Material:

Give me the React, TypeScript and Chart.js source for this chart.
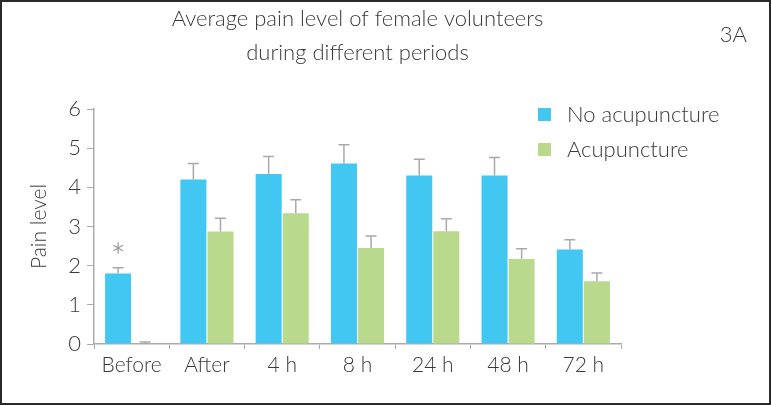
import React, { useEffect, useRef } from 'react';
import { Chart, registerables } from 'chart.js';

Chart.register(...registerables);

const categories = ['Before', 'After', '4 h', '8 h', '24 h', '48 h', '72 h'];
const noAcupuncture = [1.8, 4.2, 4.34, 4.61, 4.3, 4.3, 2.41];
const noAcupunctureErr = [0.15, 0.41, 0.45, 0.48, 0.42, 0.46, 0.25];
const acupuncture = [0, 2.87, 3.34, 2.45, 2.88, 2.17, 1.6];
const acupunctureErr = [0.05, 0.34, 0.34, 0.31, 0.32, 0.26, 0.21];
const significance = ['*', '', '', '', '', '', ''];
const yTicks = [0, 1, 2, 3, 4, 5, 6];
const titleLines = ['Average pain level of female volunteers', 'during different periods'];
const panelLabel = '3A';
const yAxisTitle = 'Pain level';

const FONT = 'Lato, "Open Sans", "DejaVu Sans", sans-serif';
const BLUE = '#41c7f2';
const GREEN = '#b9d98c';
const AXIS = '#ababab';
const ERR = '#a9a9a9';
const TEXT = '#3a3a3a';

const errorBarPlugin = {
  id: 'errorBars',
  afterDatasetsDraw(chart: any) {
    const { ctx } = chart;
    const y = chart.scales.y;
    ctx.save();
    ctx.strokeStyle = ERR;
    ctx.lineWidth = 1.5;
    chart.data.datasets.forEach((ds: any, i: number) => {
      const meta = chart.getDatasetMeta(i);
      meta.data.forEach((bar: any, j: number) => {
        const v = ds.data[j];
        const e = ds.errors[j];
        const yTop = y.getPixelForValue(v + e);
        const yBase = y.getPixelForValue(v);
        ctx.beginPath();
        ctx.moveTo(bar.x, yBase);
        ctx.lineTo(bar.x, yTop);
        ctx.moveTo(bar.x - 5.5, yTop);
        ctx.lineTo(bar.x + 5.5, yTop);
        ctx.stroke();
      });
    });
    const ds0 = chart.data.datasets[0];
    const meta0 = chart.getDatasetMeta(0);
    significance.forEach((s, j) => {
      if (!s) return;
      const bar: any = meta0.data[j];
      const cy = y.getPixelForValue(ds0.data[j] + ds0.errors[j] + 0.5);
      const r = 5.5;
      ctx.strokeStyle = '#9a9a9a';
      ctx.lineWidth = 1.2;
      ctx.beginPath();
      for (let k = 0; k < 3; k++) {
        const a = Math.PI / 2 + (k * Math.PI) / 3;
        ctx.moveTo(bar.x + r * Math.cos(a), cy + r * Math.sin(a));
        ctx.lineTo(bar.x - r * Math.cos(a), cy - r * Math.sin(a));
      }
      ctx.stroke();
    });
    ctx.restore();
  },
};

const decorPlugin = {
  id: 'decor',
  afterDraw(chart: any) {
    const { ctx, chartArea } = chart;
    ctx.save();
    ctx.font = `300 22px ${FONT}`;
    ctx.fillStyle = TEXT;
    ctx.textBaseline = 'alphabetic';
    ctx.textAlign = 'right';
    ctx.fillText(panelLabel, chart.width - 22, 40);
    ctx.textAlign = 'left';
    chart.data.datasets.forEach((ds: any, i: number) => {
      const baseline = chartArea.top + 13 + i * 35;
      ctx.fillStyle = ds.backgroundColor;
      ctx.fillRect(chartArea.right - 83, baseline - 14, 13, 13);
      ctx.fillStyle = TEXT;
      ctx.fillText(ds.label, chartArea.right - 54, baseline);
    });
    ctx.restore();
  },
};

export default function App() {
  const ref = useRef<HTMLCanvasElement>(null);
  useEffect(() => {
    const chart = new Chart(ref.current as HTMLCanvasElement, {
      type: 'bar',
      data: {
        labels: categories,
        datasets: [
          {
            label: 'No acupuncture',
            data: noAcupuncture,
            backgroundColor: BLUE,
            errors: noAcupunctureErr,
            categoryPercentage: 0.72,
            barPercentage: 0.96,
          } as any,
          {
            label: 'Acupuncture',
            data: acupuncture,
            backgroundColor: GREEN,
            errors: acupunctureErr,
            categoryPercentage: 0.72,
            barPercentage: 0.96,
          } as any,
        ],
      },
      options: {
        responsive: false,
        animation: false,
        layout: { padding: { left: 21, right: 148, top: 0, bottom: 19 } },
        plugins: {
          legend: { display: false },
          tooltip: { enabled: false },
          title: {
            display: true,
            fullSize: false,
            text: titleLines,
            color: TEXT,
            font: { family: FONT, size: 22, weight: '300' as any, lineHeight: '34px' as any },
            padding: { top: 0, bottom: 39 },
          },
        },
        scales: {
          x: {
            grid: { drawOnChartArea: false, drawTicks: true, tickLength: 5, color: AXIS, offset: true },
            border: { color: AXIS, width: 1.5 },
            ticks: { color: TEXT, padding: 4, font: { family: FONT, size: 21, weight: '300' as any } },
            afterFit: (s: any) => { s.height = 40; },
          },
          y: {
            min: 0,
            max: 6,
            afterBuildTicks: (s: any) => { s.ticks = yTicks.map((v) => ({ value: v })); },
            grid: { drawOnChartArea: false, drawTicks: true, tickLength: 7, color: AXIS },
            border: { color: AXIS, width: 1.5 },
            ticks: { color: TEXT, padding: 6, font: { family: FONT, size: 22, weight: '300' as any } },
            title: {
              display: true,
              text: yAxisTitle,
              color: TEXT,
              font: { family: FONT, size: 21, weight: '300' as any },
            },
            afterFit: (s: any) => { s.width = 71; },
          },
        },
      },
      plugins: [errorBarPlugin, decorPlugin],
    });
    return () => chart.destroy();
  }, []);
  return (
    <div
      style={{
        position: 'absolute',
        left: 0,
        top: 0,
        width: 771,
        height: 405,
        boxSizing: 'border-box',
        border: '2px solid #2a2a2a',
        background: '#fff',
      }}
    >
      <canvas ref={ref} width={767} height={401} style={{ display: 'block', width: 767, height: 401 }} />
    </div>
  );
}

Goal: How many lines of the data hold the string "React"? Reply with the number alone.

Output below: 2